If you are interested in the Catholic Church at all, I recommend reading O’Malley’s article. I also suggest reading it if enjoy seeing an immature upstart thwacked up side the head. O’Malley noted that Douthat was equating “conservative” with “orthodox” and that he was implicitly equating “liberal” with “heterodox.” That’s an excellent point. That is exactly what he is doing. Because as usual with American conservatives, Douthat thinks that he defines The Truth™. O’Malley is a different kind of conservative:

Finally, what are we to make of this: “Remember there is another pope still living!”? “Another pope still living!” This sounds like a threat. Are Mr Douthat and the like-minded Catholics for whom he speaks appealing to a pope more to their liking over a pope less to their liking? If so, the statement has a regrettable sinister ring. Or what? Let’s hope that Ross Douthat does not mean his reminder to be as schism-suggesting and radically un-Catholic as it sounds to my conservative ears.

But I’m still worried about Douthat. I thought a lot of stupid things when I was 34. I would hate to lose him. If we are very lucky, he might mature into someone more like Garry Wills.

Update (10 November 2014 11:56 am)

Charlie Pierce has a few choice words for the young Douthat:

If Douthat and the church’s conservatives are feeling a little tender in the nether regions over what’s happened to a crank like Raymond Burke, well, hell, I can sympathize. I have lived through the silencing of Teilhard de Chardin, the betrayal of the promise of the Second Vatican Council, the disciplining of Hans Kung, the witch-hunt against Edward Schillebeeckx, the command that Father Robert Drinan leave the Congress, the condemnation of the Central American liberation theologians, some of whom were the only people standing between the poor and the US-sponsored savagery of the Reagan-era death squads, the way that late St. John Paul II (abetted by then-Cardinal Ratzinger) cracked down on American theologians.  I did not leave the church or threaten schism.

7 thoughts on “Those Radical Conservative Catholics

  1. How did this guy get elected Pope????? Frank, it’s fucking me up – this stream of common sense from the top of the Catholic church. I didn’t see it coming. Did you, as more than a hypothesis? I don’t know how to express how amazed I am at this guy. Is there someone out there who will explain that Francis is not as different than he seems?

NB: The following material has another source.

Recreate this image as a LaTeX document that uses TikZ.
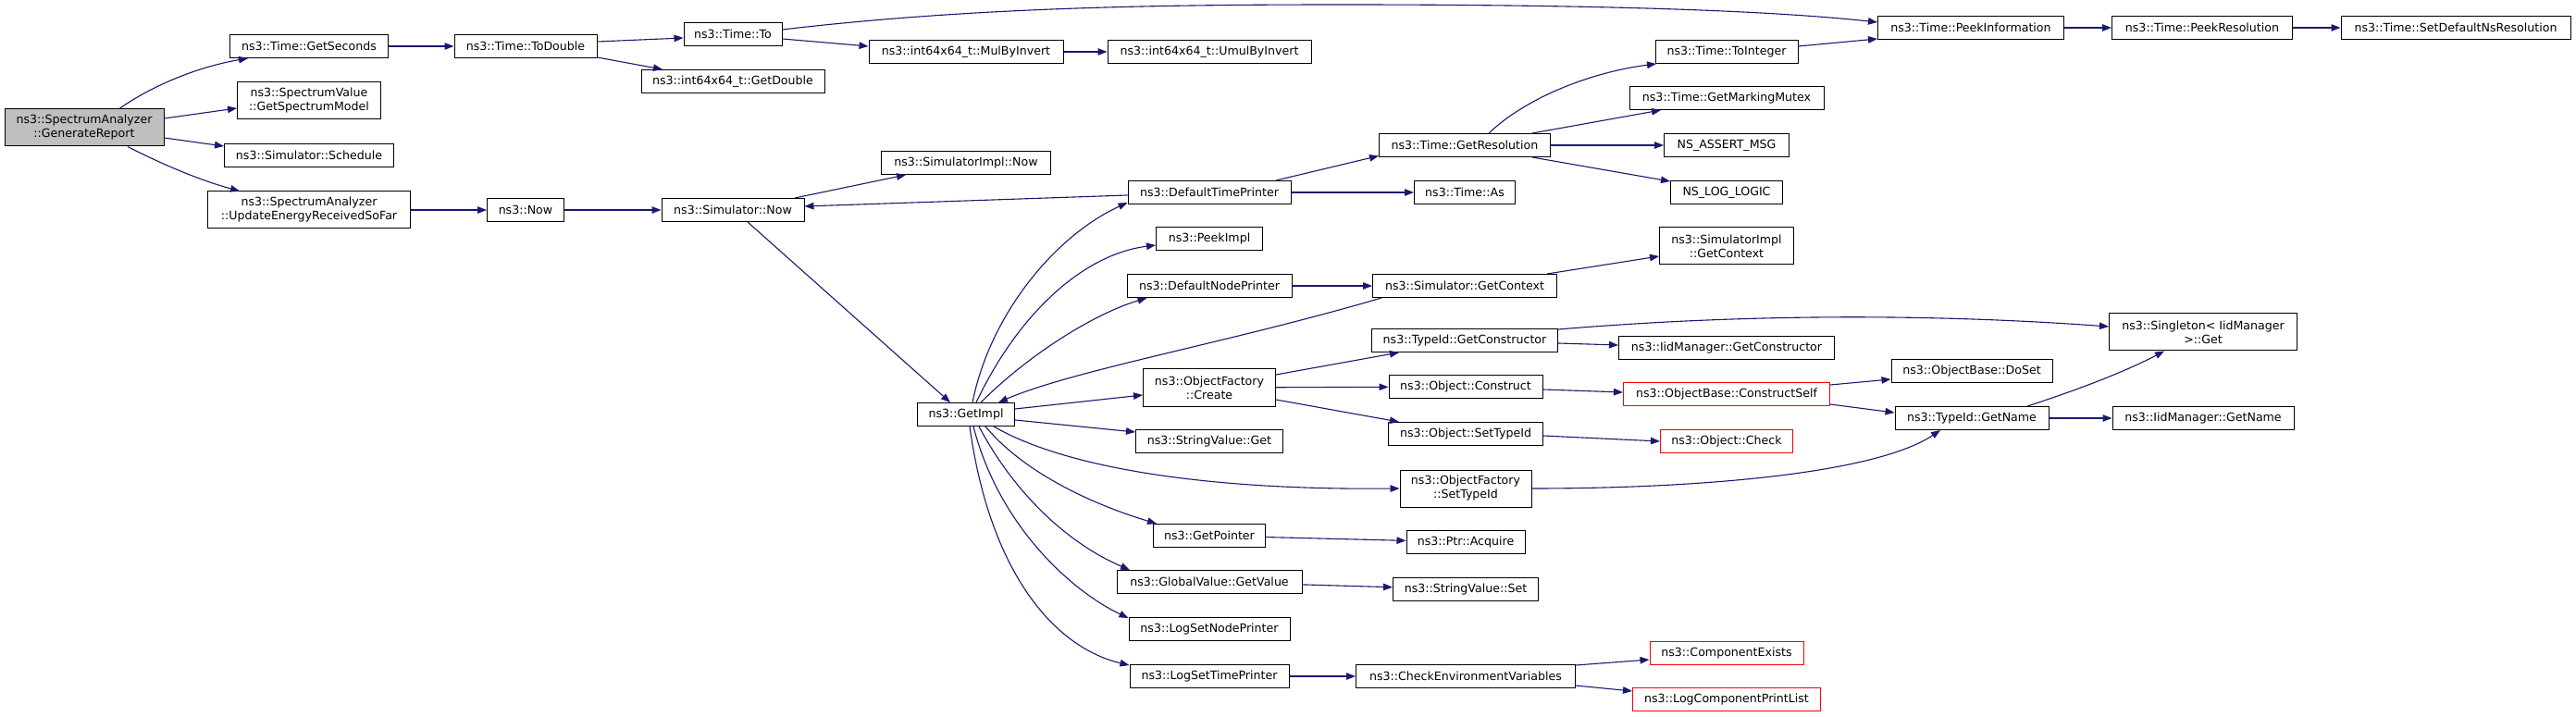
\documentclass[tikz,border=0pt]{standalone}
\usepackage{fontspec}
\newfontfamily\dvs{DejaVu Sans}
\usetikzlibrary{arrows.meta}
\definecolor{edgec}{RGB}{25,25,112}
\begin{document}
\begin{tikzpicture}[x=1pt,y=-1pt,
  box/.style={draw=black, fill=white, line width=1pt, inner sep=0pt, minimum height=25pt, align=center, font=\dvs\fontsize{12.6}{15}\selectfont},
  tall/.style={minimum height=40pt},
  hl/.style={fill=black!25},
  redbox/.style={draw=red},
  w/.style={minimum width=#1},
  edge/.style={draw=edgec, line width=1.1pt, -{Triangle[length=10pt,width=7.5pt]}}]
\useasboundingbox[fill=white] (0,0) rectangle (2784,775);
% column 1
\node[box,tall,hl,w=172pt] (gr) at (91,138) {ns3::SpectrumAnalyzer\\::GenerateReport};
% column 2
\node[box,w=171pt] (gs) at (334,50) {ns3::Time::GetSeconds};
\node[box,tall,w=155pt] (gsm) at (334,109) {ns3::SpectrumValue\\::GetSpectrumModel};
\node[box,w=183pt] (sch) at (334,168) {ns3::Simulator::Schedule};
\node[box,tall,w=219pt] (ue) at (334,227) {ns3::SpectrumAnalyzer\\::UpdateEnergyReceivedSoFar};
% column 3
\node[box,w=154pt] (td) at (568,50) {ns3::Time::ToDouble};
\node[box,w=83pt] (now) at (568,227) {ns3::Now};
% column 4
\node[box,w=106pt] (to) at (792,37) {ns3::Time::To};
\node[box,w=198pt] (gd) at (792,88) {ns3::int64x64\_t::GetDouble};
\node[box,w=154pt] (snow) at (792,227) {ns3::Simulator::Now};
% column 5
\node[box,w=210pt] (mbi) at (1044,56) {ns3::int64x64\_t::MulByInvert};
\node[box,w=183pt] (sinow) at (1044,176) {ns3::SimulatorImpl::Now};
\node[box,w=105pt] (gi) at (1044,448) {ns3::GetImpl};
% column 6
\node[box,w=220pt] (umbi) at (1307,56) {ns3::int64x64\_t::UmulByInvert};
\node[box,w=176pt] (dtp) at (1307,208) {ns3::DefaultTimePrinter};
\node[box,w=115pt] (pimpl) at (1307,258) {ns3::PeekImpl};
\node[box,w=178pt] (dnp) at (1307,309) {ns3::DefaultNodePrinter};
\node[box,tall,w=143pt] (ofc) at (1307,419) {ns3::ObjectFactory\\::Create};
\node[box,w=159pt] (svg) at (1307,477) {ns3::StringValue::Get};
\node[box,w=121pt] (gp) at (1307,579) {ns3::GetPointer};
\node[box,w=200pt] (gvg) at (1307,629) {ns3::GlobalValue::GetValue};
\node[box,w=174pt] (lsnp) at (1307,680) {ns3::LogSetNodePrinter};
\node[box,w=172pt] (lstp) at (1307,731) {ns3::LogSetTimePrinter};
% column 7
\node[box,w=185pt] (gres) at (1583,157) {ns3::Time::GetResolution};
\node[box,w=109pt] (tas) at (1583,208) {ns3::Time::As};
\node[box,w=199pt] (sgc) at (1583,309) {ns3::Simulator::GetContext};
\node[box,w=201pt] (tgc) at (1583,368) {ns3::TypeId::GetConstructor};
\node[box,w=166pt] (oc) at (1584,418) {ns3::Object::Construct};
\node[box,w=167pt] (ost) at (1584,469) {ns3::Object::SetTypeId};
\node[box,tall,w=142pt] (ofst) at (1584,528) {ns3::ObjectFactory\\::SetTypeId};
\node[box,w=128pt] (pa) at (1584,586) {ns3::Ptr::Acquire};
\node[box,w=157pt] (svs) at (1584,637) {ns3::StringValue::Set};
\node[box,w=237pt] (cev) at (1584,731) {ns3::CheckEnvironmentVariables};
% column 8
\node[box,w=154pt] (ti) at (1866,56) {ns3::Time::ToInteger};
\node[box,w=210pt] (gmm) at (1866,106) {ns3::Time::GetMarkingMutex};
\node[box,w=135pt] (nam) at (1866,157) {NS\_ASSERT\_MSG};
\node[box,w=121pt] (nll) at (1866,208) {NS\_LOG\_LOGIC};
\node[box,tall,w=145pt] (sigc) at (1866,266) {ns3::SimulatorImpl\\::GetContext};
\node[box,w=233pt] (igc) at (1866,376) {ns3::IidManager::GetConstructor};
\node[box,redbox,w=223pt] (cs) at (1866,426) {ns3::ObjectBase::ConstructSelf};
\node[box,redbox,w=143pt] (chk) at (1866,477) {ns3::Object::Check};
\node[box,redbox,w=166pt] (ce) at (1866,706) {ns3::ComponentExists};
\node[box,redbox,w=203pt] (lcpl) at (1866,756) {ns3::LogComponentPrintList};
% column 9
\node[box,w=201pt] (pinf) at (2130,30) {ns3::Time::PeekInformation};
\node[box,w=174pt] (ds) at (2131,401) {ns3::ObjectBase::DoSet};
\node[box,w=166pt] (tgn) at (2131,452) {ns3::TypeId::GetName};
% column 10
\node[box,w=195pt] (pres) at (2380,30) {ns3::Time::PeekResolution};
\node[box,tall,w=203pt] (sg) at (2381,359) {ns3::Singleton< IidManager\\ >::Get};
\node[box,w=196pt] (ign) at (2381,452) {ns3::IidManager::GetName};
% column 11
\node[box,w=248pt] (sdns) at (2654,30) {ns3::Time::SetDefaultNsResolution};
% edges
\draw[edge] ([xshift=38pt]gr.north) .. controls (165,92) and (215,72) .. ([xshift=-66pt]gs.south);
\draw[edge] ([yshift=10pt]gr.east) -- ([yshift=-8pt]gsm.west);
\draw[edge] ([yshift=-11pt]gr.east) -- ([yshift=10pt]sch.west);
\draw[edge] ([xshift=47pt]gr.south) .. controls (180,180) and (220,196) .. ([xshift=-75pt]ue.north);
\draw[edge] (gs) -- (td);
\draw[edge] ([yshift=5pt]td.east) -- ([yshift=-4pt]to.west);
\draw[edge] ([yshift=-12pt]td.east) -- ([xshift=-76pt]gd.north);
\draw[edge] ([yshift=5pt]to.east) .. controls (1050,8) and (1250,5) .. (1450,5) .. controls (1700,5) and (1900,10) .. ([yshift=6pt]pinf.west);
\draw[edge] ([yshift=-5pt]to.east) -- ([yshift=6pt]mbi.west);
\draw[edge] (mbi) -- (umbi);
\draw[edge] (ue) -- (now);
\draw[edge] (now) -- (snow);
\draw[edge] ([xshift=67pt]snow.north) -- ([xshift=-65pt]sinow.south);
\draw[edge] ([xshift=16pt]snow.south) -- ([xshift=-17pt]gi.north);
\draw[edge] ([yshift=-3pt]dtp.west) -- ([yshift=4pt]snow.east);
\draw[edge] ([xshift=72pt]dtp.north) -- ([yshift=1.5pt]gres.south west);
\draw[edge] (dtp) -- (tas);
\draw[edge] ([xshift=26pt]gres.north) .. controls (1650,105) and (1720,78) .. ([xshift=-76pt]ti.south);
\draw[edge] ([xshift=73pt]gres.north) -- ([xshift=-71pt]gmm.south);
\draw[edge] (gres) -- (nam);
\draw[edge] ([xshift=73pt]gres.south) -- ([yshift=12pt]nll.west);
\draw[edge] ([yshift=6pt]ti.east) -- ([yshift=-12pt]pinf.west);
\draw[edge] (pinf) -- (pres);
\draw[edge] (pres) -- (sdns);
\draw[edge] ([xshift=7pt]gi.north) .. controls (1070,340) and (1140,255) .. ([yshift=2pt]dtp.south west);
\draw[edge] ([xshift=11pt]gi.north) .. controls (1100,340) and (1170,275) .. ([yshift=-7pt]pimpl.west);
\draw[edge] ([xshift=16pt]gi.north) .. controls (1110,385) and (1180,340) .. ([xshift=22pt]dnp.south west);
\draw[edge] ([xshift=-90pt]sgc.south) .. controls (1330,370) and (1160,400) .. ([xshift=35pt]gi.north);
\draw[edge] (dnp) -- (sgc);
\draw[edge] ([xshift=89pt]sgc.north) -- ([yshift=-11pt]sigc.west);
\draw[edge] ([yshift=6pt]gi.east) -- ([yshift=-8pt]ofc.west);
\draw[edge] ([yshift=14pt]ofc.east) -- ([xshift=-71pt]tgc.south);
\draw[edge] (ofc) -- (oc);
\draw[edge] ([yshift=-13pt]ofc.east) -- ([xshift=-72pt]ost.north);
\draw[edge] ([yshift=12pt]tgc.east) .. controls (1900,338) and (2100,340) .. ([yshift=6pt]sg.west);
\draw[edge] ([yshift=-3pt]tgc.east) -- ([yshift=3pt]igc.west);
\draw[edge] ([yshift=-3pt]oc.east) -- ([yshift=2pt]cs.west);
\draw[edge] ([yshift=10pt]cs.east) -- ([yshift=-9pt]ds.west);
\draw[edge] ([yshift=-11pt]cs.east) -- ([yshift=6pt]tgn.west);
\draw[edge] ([xshift=60pt]tgn.north) .. controls (2250,420) and (2300,400) .. ([xshift=-42pt]sg.south);
\draw[edge] (tgn) -- (ign);
\draw[edge] ([yshift=-2pt]ost.east) -- (chk.west);
\draw[edge] (ofst.east) .. controls (1850,528) and (2030,510) .. ([xshift=-34pt]tgn.south);
\draw[edge] ([yshift=-6pt]gi.east) -- ([yshift=10pt]svg.west);
\draw[edge] ([xshift=30pt]gi.south) .. controls (1150,505) and (1300,530) .. (ofst.west);
\draw[edge] ([xshift=21pt]gi.south) .. controls (1110,515) and (1190,548) .. ([xshift=-57pt]gp.north);
\draw[edge] (gp) -- (pa);
\draw[edge] ([xshift=14pt]gi.south) .. controls (1100,540) and (1160,590) .. ([xshift=-86pt]gvg.north);
\draw[edge] (gvg) -- (svs);
\draw[edge] ([xshift=8pt]gi.south) .. controls (1080,570) and (1160,640) .. ([yshift=-1pt]lsnp.north west);
\draw[edge] ([xshift=4pt]gi.south) .. controls (1070,620) and (1140,700) .. ([yshift=-1pt]lstp.north west);
\draw[edge] (lstp) -- (cev);
\draw[edge] ([yshift=12pt]cev.east) -- ([yshift=-7pt]ce.west);
\draw[edge] ([yshift=-10pt]cev.east) -- ([yshift=9pt]lcpl.west);
\end{tikzpicture}
\end{document}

    When I see a Catholic leader repeatedly doing things I agree with, it makes me think I’m hallucinating. Am I the only one who feels this way?

    • Well, there are a couple of things. One is that he isn’t quite as liberal as many of us liberals would like to believe. Garry Wills has written a bit about this and he’s somewhat skeptical, even though he likes the new pope.

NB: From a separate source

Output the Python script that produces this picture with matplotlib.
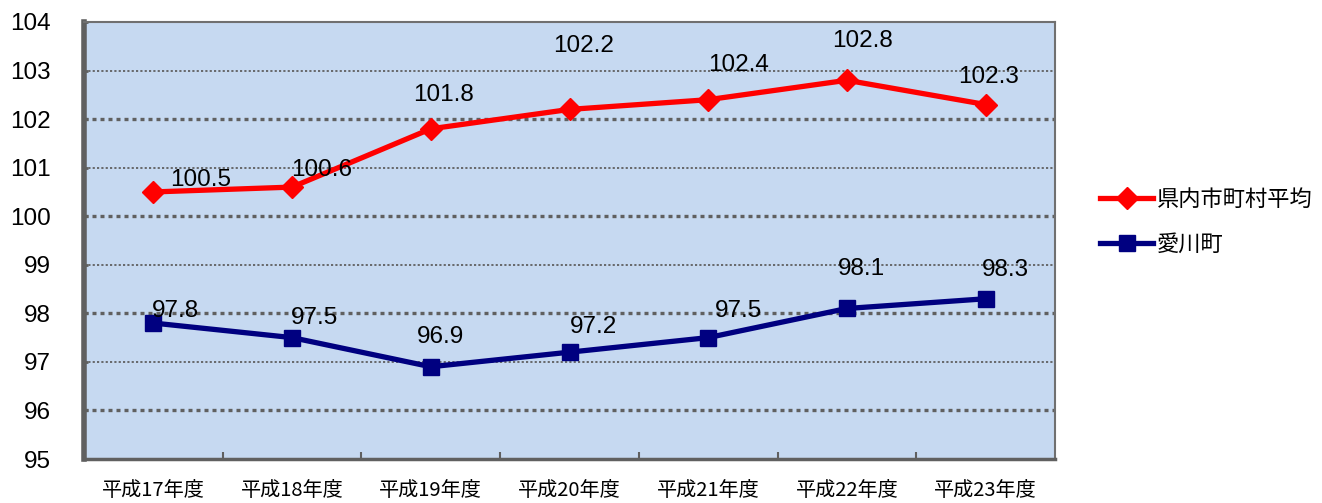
import matplotlib as mpl
mpl.use('Agg')
import matplotlib.pyplot as plt
import numpy as np

plt.rcParams['font.family'] = ['Liberation Sans', 'Noto Sans CJK JP', 'DejaVu Sans']

# data
years = ['平成17年度', '平成18年度', '平成19年度', '平成20年度', '平成21年度', '平成22年度', '平成23年度']
pref_avg = [100.5, 100.6, 101.8, 102.2, 102.4, 102.8, 102.3]
aikawa = [97.8, 97.5, 96.9, 97.2, 97.5, 98.1, 98.3]
series_names = ['県内市町村平均', '愛川町']

# label offsets in pixels (dx, dy) from each point
pref_off = [(47, 12), (30, 17), (13, 34), (14, 63), (30, 35), (16, 39), (3, 28)]
aik_off = [(22, 12), (22, 20), (10, 30), (24, 25), (30, 27), (15, 39), (20, 29)]

fig = plt.figure(figsize=(13.22, 5.03), dpi=100)
ax = fig.add_axes([84/1322, 44/503, (1055-84)/1322, (459-22)/503])
ax.set_facecolor('#C6D9F1')

x = np.arange(len(years))
ax.set_xlim(-0.5, len(years) - 0.5)
ax.set_ylim(95, 104)

# gridlines
for v in range(96, 104):
    lw = 2.4 if v % 2 == 0 else 1.3
    ax.axhline(v, color='#606060', lw=lw, ls=(0, (1.2, 1.2)), zorder=1)

l1, = ax.plot(x, pref_avg, color='#FF0000', lw=3.8, marker='D', ms=11,
              label=series_names[0], zorder=3)
l2, = ax.plot(x, aikawa, color='#000080', lw=3.8, marker='s', ms=12,
              label=series_names[1], zorder=3)

for xi, v, off in zip(x, pref_avg, pref_off):
    ax.annotate(f'{v:.1f}', (xi, v), xytext=off, textcoords='offset pixels',
                ha='center', va='center', fontsize=17.5, zorder=4)
for xi, v, off in zip(x, aikawa, aik_off):
    ax.annotate(f'{v:.1f}', (xi, v), xytext=off, textcoords='offset pixels',
                ha='center', va='center', fontsize=17.5, zorder=4)

ax.set_yticks(range(95, 105))
ax.set_yticklabels([str(v) for v in range(95, 105)], fontsize=17.5)
ax.tick_params(axis='y', length=3, width=2, color='#606060', direction='in', pad=24)

ax.set_xticks(x)
ax.set_xticklabels(years, fontsize=14.5, family=['Noto Sans CJK JP'])
ax.tick_params(axis='x', length=0, pad=15)
ax.set_xticks(np.arange(0.5, len(years) - 0.5), minor=True)
ax.tick_params(axis='x', which='minor', length=5, width=1.5, color='#606060', direction='in')

for s in ['top', 'right']:
    ax.spines[s].set_color('#707070')
    ax.spines[s].set_linewidth(1.5)
ax.spines['left'].set_color('#606060')
ax.spines['left'].set_linewidth(4)
ax.spines['bottom'].set_color('#606060')
ax.spines['bottom'].set_linewidth(2.5)

leg = fig.legend(handles=[l1, l2], loc='center left', bbox_to_anchor=(1080/1322, 1 - 222/503),
                 frameon=False, handlelength=2.4, handletextpad=0.15,
                 labelspacing=1.0, prop={'family': ['Noto Sans CJK JP'], 'size': 16})

fig.savefig('out.png', dpi=100)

      I think Francis was named pope for one primary reason: the church felt it needed to do something extreme because of the sexual abuse scandal. The funny thing is that Francis doesn’t seem that interested in it. He’s always been focused on the poor. But he’s been stirring things up in the church bureaucracy. And that is critically important, because that is the institutional cause of the problem: this “us versus them” mentality that caused the bureaucracy to cover for these awful priests.

      And imagine what it would do to the Catholic Church to allow married men and women into the priesthood. I’m not saying they are going to do that, but that would be revolutionary. And as Garry Wills has been saying for decades: most of this kind of Catholic dogma is not found in the Gospels and often nowhere at all in the Bible.

  2. Presumably they would set up their Avignon papacy somewhere in Iowa. With Rick Santorum as their anti-pope? One could only hope. I read the O’Malley piece you linked, but it didn’t tell me the most important part. Does Rome control the assets of the American catholic church? Not that you can’t find wealthy backers for a right wing authoritarian church. Mel Gibson built his own. But they would be leaving so much on the table. And how many sheep could they herd over to the new pasture? Some. My in laws in Wisconsin who abstain from meat on Fridays because they don’t approve of Vatican 2. So, rich backers and some high fraction of old, white, Fox watching catholics. And in so doing, unburdening the larger community of it’s reactionary leadership. Not sure that’s a good idea. And Ratzinger, whose name is on the “Anyone who talks to the cops about the child rapes gets excommunicated” order, well Ross, that I expected no less of you doesn’t make it less despicable. You may wish him well, because you are a better person than I am. I have a stool and a coil of rope to put in the mail.

    • Santorum, Scalia, Douthat. Whatever. All these guys seem to think that they are holier than the pope. And I think this gets to something really fundamental in conservatives: this idea that because their opinions date back to the neolithic period, it must mean they are right. The idea is that there must be some ancient Catholicism that was True and that the march of progress only soils it. We get the same thing in politics where conservatives think that there was some True America that existed in 1790 and has been lost since. It’s an amazing amount of hubris, based on a complete lack of knowledge.

      I assume that anything that belongs to the American Catholics must also belong, at least in part, to the Holy Roman Empire. That’s how they roll.

  3. Frank:
    Married people have a vocation already. Some take holy orders later in life as widowers. But the real revolution lies in the ordination of single women, on the same grounds as single men. That’s when genuine change will be sparked.

    • Yeah, the church is very much screwed up in this way. It isn’t just that women can’t be priests. It is also that that nuns don’t get any direct support from the church. I guess they are supposed to be like monks. But when the church has no professional women, that’s very bad. I blame it all on Paul — he clearly had sexual hangups.